* _Task directions_:
Retype word for word the first line of the listing and each line after it up to the line with "const dRed = rows(red,0), dPink", with the pictures taken out.

* _Provided material_:
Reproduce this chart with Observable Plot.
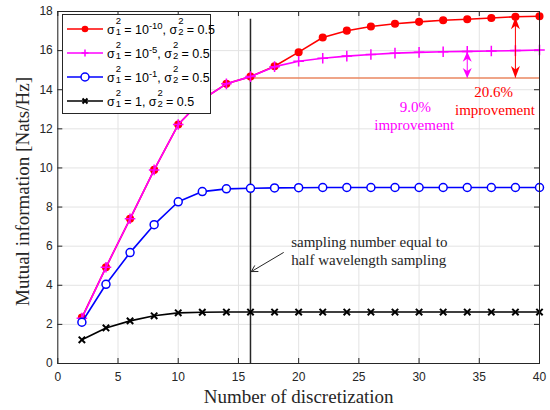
<!DOCTYPE html>
<html><head><meta charset="utf-8">
<script src="https://cdn.jsdelivr.net/npm/d3@7"></script>
<script src="https://cdn.jsdelivr.net/npm/@observablehq/plot@0.6"></script>
<style>
body{margin:0;background:#fff;}
#wrap{position:relative;width:550px;height:410px;}
#legend{position:absolute;left:62px;top:14px;width:149px;height:100px;border:1px solid #262626;background:#fff;font-family:Arial,"Liberation Sans",sans-serif;font-size:12.5px;color:#000;box-sizing:border-box;}
.row{position:absolute;left:3px;height:24px;display:flex;align-items:center;white-space:nowrap;line-height:14px;}
.row svg{display:block;margin-right:3px;}
.st{position:relative;display:inline-block;width:6px;height:12px;vertical-align:baseline;}
.st .a{position:absolute;left:1px;top:-6px;font-size:9.5px;line-height:10px;}
.st .b{position:absolute;left:1px;top:5px;font-size:9.5px;line-height:10px;}
.sp{font-size:9.5px;position:relative;top:-5px;line-height:0;}
</style></head>
<body><div id="wrap"><div id="chart"></div><div id="legend"></div></div>
<script>
const xs = [2,4,6,8,10,12,14,16,18,20,22,24,26,28,30,32,34,36,38,40];
const red   = [2.35,4.92,7.40,9.90,12.22,13.5,14.30,14.67,15.20,15.92,16.67,17.02,17.23,17.37,17.47,17.55,17.60,17.67,17.73,17.76];
const pink  = [2.32,4.92,7.40,9.90,12.22,13.5,14.30,14.67,15.18,15.46,15.61,15.72,15.80,15.87,15.91,15.94,15.96,15.98,16.00,16.03];
const blue  = [2.11,4.05,5.67,7.10,8.27,8.79,8.93,8.96,8.98,8.99,9.00,9.00,9.00,9.00,9.00,9.00,9.00,9.00,9.00,9.00];
const black = [1.21,1.82,2.18,2.44,2.59,2.62,2.63,2.63,2.63,2.63,2.63,2.63,2.63,2.63,2.63,2.63,2.63,2.63,2.63,2.63];
const xTicks = [0,5,10,15,20,25,30,35,40];
const yTicks = [0,2,4,6,8,10,12,14,16,18];
const seriesNames = ["1e-10","1e-5","1e-1","1"];
const sigma1Exp = ["-10","-5","-1",null];
const colors = ["#ff0000","#ff00ff","#0000ff","#000000"];
const baseline = 14.6;          // value at half-wavelength sampling
const halfWaveX = 16;
const improvements = ["9.0%","20.6%"];

const rows = (ys, s) => xs.map((x,i)=>({x, y: ys[i], s}));
const dRed = rows(red,0), dPink = rows(pink,1), dBlue = rows(blue,2), dBlack = rows(black,3);

const headUp = {draw(c){c.moveTo(0,0);c.lineTo(4.5,12);c.lineTo(0,8.5);c.lineTo(-4.5,12);c.closePath();}};
const headDown = {draw(c){c.moveTo(0,0);c.lineTo(4.5,-12);c.lineTo(0,-8.5);c.lineTo(-4.5,-12);c.closePath();}};
const headUpS = {draw(c){c.moveTo(0,0);c.lineTo(4.5,10);c.lineTo(0,7);c.lineTo(-4.5,10);c.closePath();}};
const headDownS = {draw(c){c.moveTo(0,0);c.lineTo(4.5,-10);c.lineTo(0,-7);c.lineTo(-4.5,-10);c.closePath();}};

const pinkTop = pink[xs.indexOf(34)] - 0.02;
const redTop = red[xs.indexOf(38)] - 0.02;

const W=550,H=410,mL=57.3,mR=11,mT=11,mB=47;
const pw=W-mL-mR, ph=H-mT-mB;
const serif = '"Liberation Serif","Times New Roman",serif';
const ink = "#262626";

const chart = Plot.plot({
  width:W, height:H, marginLeft:mL, marginRight:mR, marginTop:mT, marginBottom:mB,
  style:{fontFamily:'Arial,"Liberation Sans",sans-serif', fontSize:"12px", color:ink, background:"#fff", overflow:"visible"},
  x:{domain:[0,40]},
  y:{domain:[0,18]},
  marks:[
    Plot.gridX(xTicks,{stroke:"#e3e3e3", strokeOpacity:1}),
    Plot.gridY(yTicks,{stroke:"#e3e3e3", strokeOpacity:1}),
    Plot.tickX(xTicks,{x:d=>d, insetTop:ph-5, stroke:ink}),
    Plot.tickX(xTicks,{x:d=>d, insetBottom:ph-5, stroke:ink}),
    Plot.tickY(yTicks,{y:d=>d, insetRight:pw-5, stroke:ink}),
    Plot.tickY(yTicks,{y:d=>d, insetLeft:pw-5, stroke:ink}),
    Plot.axisX(xTicks,{tickSize:0, tickPadding:9, label:null, fontSize:12}),
    Plot.axisY(yTicks,{tickSize:0, tickPadding:5, label:null, fontSize:12}),
    Plot.text(["Number of discretization"],{frameAnchor:"bottom", dy:39, fontFamily:serif, fontSize:19, fill:ink}),
    Plot.text(["Mutual information [Nats/Hz]"],{frameAnchor:"left", textAnchor:"middle", dx:-35, dy:4, rotate:-90, fontFamily:serif, fontSize:19, fill:ink}),
    // half-wavelength reference
    Plot.ruleY([baseline],{x1:halfWaveX, x2:40, stroke:"#ea8760", strokeWidth:1.3}),
    Plot.ruleX([halfWaveX],{y1:0, y2:17.6, stroke:ink, strokeWidth:1.5}),
    // series
    Plot.line(dRed,{x:"x",y:"y",stroke:colors[0],strokeWidth:1.6}),
    Plot.dot(dRed,{x:"x",y:"y",r:3.3,fill:colors[0],stroke:colors[0]}),
    Plot.line(dPink,{x:"x",y:"y",stroke:colors[1],strokeWidth:1.6}),
    Plot.dot(dPink,{x:"x",y:"y",r:3.5,symbol:"plus",stroke:colors[1],strokeWidth:1.5}),
    Plot.line(dBlue,{x:"x",y:"y",stroke:colors[2],strokeWidth:1.6}),
    Plot.dot(dBlue,{x:"x",y:"y",r:4,fill:"#fff",stroke:colors[2],strokeWidth:1.5}),
    Plot.line(dBlack,{x:"x",y:"y",stroke:colors[3],strokeWidth:1.6}),
    Plot.dot(dBlack,{x:"x",y:"y",r:3,symbol:"times",stroke:colors[3],strokeWidth:2}),
    // improvement arrows
    Plot.ruleX([34],{y1:baseline, y2:pinkTop, stroke:colors[1], strokeWidth:1}),
    Plot.dot([{x:34,y:pinkTop}],{x:"x",y:"y",symbol:headUpS,fill:colors[1],stroke:null}),
    Plot.dot([{x:34,y:baseline}],{x:"x",y:"y",symbol:headDownS,fill:colors[1],stroke:null}),
    Plot.ruleX([38],{y1:baseline, y2:redTop, stroke:colors[0], strokeWidth:1}),
    Plot.dot([{x:38,y:redTop}],{x:"x",y:"y",symbol:headUp,fill:colors[0],stroke:null}),
    Plot.dot([{x:38,y:baseline}],{x:"x",y:"y",symbol:headDown,fill:colors[0],stroke:null}),
    Plot.text([improvements[0]],{x:29.7,y:13.09,fill:colors[1],fontFamily:serif,fontSize:15}),
    Plot.text(["improvement"],{x:29.6,y:12.2,fill:colors[1],fontFamily:serif,fontSize:15}),
    Plot.text([improvements[1]],{x:36.2,y:13.85,fill:colors[0],fontFamily:serif,fontSize:15}),
    Plot.text(["improvement"],{x:36.3,y:12.93,fill:colors[0],fontFamily:serif,fontSize:15}),
    // sampling annotation
    Plot.arrow([{x1:18.73,y1:5.67,x2:16.07,y2:4.70}],{x1:"x1",y1:"y1",x2:"x2",y2:"y2",stroke:ink,strokeWidth:1,headLength:10}),
    Plot.text(["sampling number equal to"],{x:19.38,y:6.2,textAnchor:"start",fill:ink,fontFamily:serif,fontSize:15}),
    Plot.text(["half wavelength sampling"],{x:19.38,y:5.3,textAnchor:"start",fill:ink,fontFamily:serif,fontSize:15}),
    Plot.frame({stroke:ink, strokeWidth:1})
  ]
});
document.getElementById("chart").appendChild(chart);

// legend
const leg = document.getElementById("legend");
const markerSvg = (i) => {
  const c = colors[i];
  let m = "";
  if (i===0) m = `<circle cx="19" cy="10" r="3.3" fill="${c}"/>`;
  if (i===1) m = `<path d="M15.5,10H22.5M19,6.5V13.5" stroke="${c}" stroke-width="1.5"/>`;
  if (i===2) m = `<circle cx="19" cy="10" r="4" fill="#fff" stroke="${c}" stroke-width="1.5"/>`;
  if (i===3) m = `<path d="M16.5,7.5L21.5,12.5M21.5,7.5L16.5,12.5" stroke="${c}" stroke-width="2"/>`;
  return `<svg width="38" height="20"><line x1="1" x2="37" y1="10" y2="10" stroke="${c}" stroke-width="1.6"/>${m}</svg>`;
};
const sig = (sub) => `σ<span class="st"><span class="a">2</span><span class="b">${sub}</span></span>`;
seriesNames.forEach((n,i)=>{
  const r = document.createElement("div");
  r.className="row";
  r.style.top = (2 + i*24) + "px";
  const v1 = sigma1Exp[i] ? `10<span class="sp">${sigma1Exp[i]}</span>` : "1";
  r.innerHTML = markerSvg(i) + `<span>${sig(1)} = ${v1}, ${sig(2)} = 0.5</span>`;
  leg.appendChild(r);
});
</script></body></html>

* _Answer to the problem_:
Reproduce this chart with Observable Plot.
<!DOCTYPE html>
<html><head><meta charset="utf-8">
<script src="https://cdn.jsdelivr.net/npm/d3@7"></script>
<script src="https://cdn.jsdelivr.net/npm/@observablehq/plot@0.6"></script>
<style>
body{margin:0;background:#fff;}
#wrap{position:relative;width:550px;height:410px;}
#legend{position:absolute;left:62px;top:14px;width:149px;height:100px;border:1px solid #262626;background:#fff;font-family:Arial,"Liberation Sans",sans-serif;font-size:12.5px;color:#000;box-sizing:border-box;}
.row{position:absolute;left:3px;height:24px;display:flex;align-items:center;white-space:nowrap;line-height:14px;}
.row svg{display:block;margin-right:3px;}
.st{position:relative;display:inline-block;width:6px;height:12px;vertical-align:baseline;}
.st .a{position:absolute;left:1px;top:-6px;font-size:9.5px;line-height:10px;}
.st .b{position:absolute;left:1px;top:5px;font-size:9.5px;line-height:10px;}
.sp{font-size:9.5px;position:relative;top:-5px;line-height:0;}
</style></head>
<body><div id="wrap"><div id="chart"></div><div id="legend"></div></div>
<script>
const xs = [2,4,6,8,10,12,14,16,18,20,22,24,26,28,30,32,34,36,38,40];
const red   = [2.35,4.92,7.40,9.90,12.22,13.5,14.30,14.67,15.20,15.92,16.67,17.02,17.23,17.37,17.47,17.55,17.60,17.67,17.73,17.76];
const pink  = [2.32,4.92,7.40,9.90,12.22,13.5,14.30,14.67,15.18,15.46,15.61,15.72,15.80,15.87,15.91,15.94,15.96,15.98,16.00,16.03];
const blue  = [2.11,4.05,5.67,7.10,8.27,8.79,8.93,8.96,8.98,8.99,9.00,9.00,9.00,9.00,9.00,9.00,9.00,9.00,9.00,9.00];
const black = [1.21,1.82,2.18,2.44,2.59,2.62,2.63,2.63,2.63,2.63,2.63,2.63,2.63,2.63,2.63,2.63,2.63,2.63,2.63,2.63];
const xTicks = [0,5,10,15,20,25,30,35,40];
const yTicks = [0,2,4,6,8,10,12,14,16,18];
const seriesNames = ["1e-10","1e-5","1e-1","1"];
const sigma1Exp = ["-10","-5","-1",null];
const colors = ["#ff0000","#ff00ff","#0000ff","#000000"];
const baseline = 14.6;          // value at half-wavelength sampling
const halfWaveX = 16;
const improvements = ["9.0%","20.6%"];

const rows = (ys, s) => xs.map((x,i)=>({x, y: ys[i], s}));
const dRed = rows(red,0), dPink = rows(pink,1), dBlue = rows(blue,2), dBlack = rows(black,3);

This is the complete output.